“Zonder al te veel moeite kan ik ze me nog voor de geest halen: die twee Nigeriaanse broers op de speelplaats met hun te kleine mutsen om hun oren tegen de kou te beschermen. Verbijsterd wandelden ze over het basketbalpleintje van de school. De dag ervoor waren ze aangekomen en nu liepen ze op twee meter afstand van elkaar, hun hoofden lichtjes naar beneden gericht opdat de sneeuw niet in hun ogen zou vallen en omdat woorden tekortschoten. Gisteren waren ze nog in 40 graden hitte en vandaag, voor de eerste keer na zestien à achttien zomers, liepen ze in de … sneeuw! Ik keek ze aan en vroeg me af hoe vreemd dit voor ze moest zijn. Hun wereld was fors door elkaar geschud en witte wolken vielen in duizendvoud versplinterd naar beneden. Ik zie ze nog lopen: die twee trotse, zich richting schoonheid en mannelijkheid ontluikende jongens in een zondvloed aan sneeuw die in contrast met hun donkere huidskleur extra in de verf werd gezet. Ik ben me blijven afvragen hoe ze zich voelden op die witte school, in dat blanke land, op dat rare continent waar de wolken uiteenvallen. Maar vandaag is het anders. Vandaag denk ik eenzelfde soort schok en misplaatstheid te voelen. Het is mijn eerste dag in Calcutta en nu vorm ik zelf het contrast.

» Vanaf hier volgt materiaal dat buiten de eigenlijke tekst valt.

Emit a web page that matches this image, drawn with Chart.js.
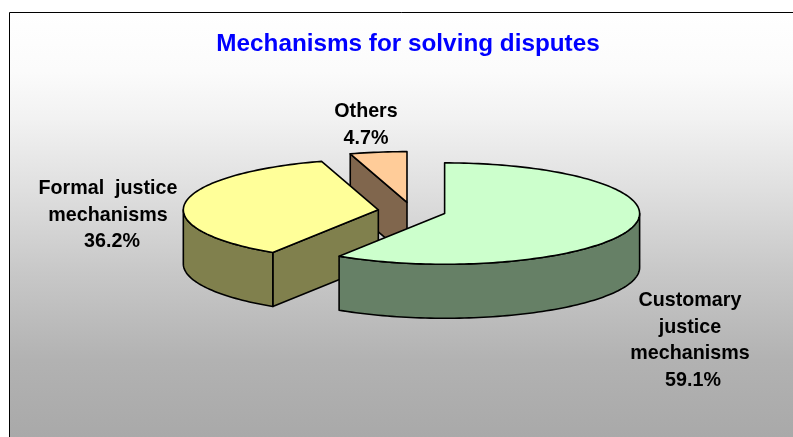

Hier lig ik in een piepklein kamertje van het lelijkste groen op een belachelijk dun matrasje met een ventilator boven me die verraderlijk trilt en met elke zwaai vermoeid de hitte tracht weg te waaien. In mijn handen heb ik m’n nieuwe dagboekje op bladzijde één. Het eerste boekje met reisverslagen over de twee maanden in Zuid-Oost Azië zit veilig opgeborgen in m’n stoffige rugzak met achter de rits een overvloed aan beschrijvingen van tropische eilanden, westerse feestjes op oosterse grond, gezapige boottochten en snorkelvertier. Mijn eerste dag in India bevestigt mijn vermoeden dat ik als een tabula rasa met een gloednieuw dagboek moet beginnen. Hoeveel woorden zal ik nodig hebben om die eerste impressies van deze buitenaardse wereld van me af te schrijven? Alleen de taxirit tussen de aftandse luchthaven en deze celkamer op Sudder Street verdient al een heel boek.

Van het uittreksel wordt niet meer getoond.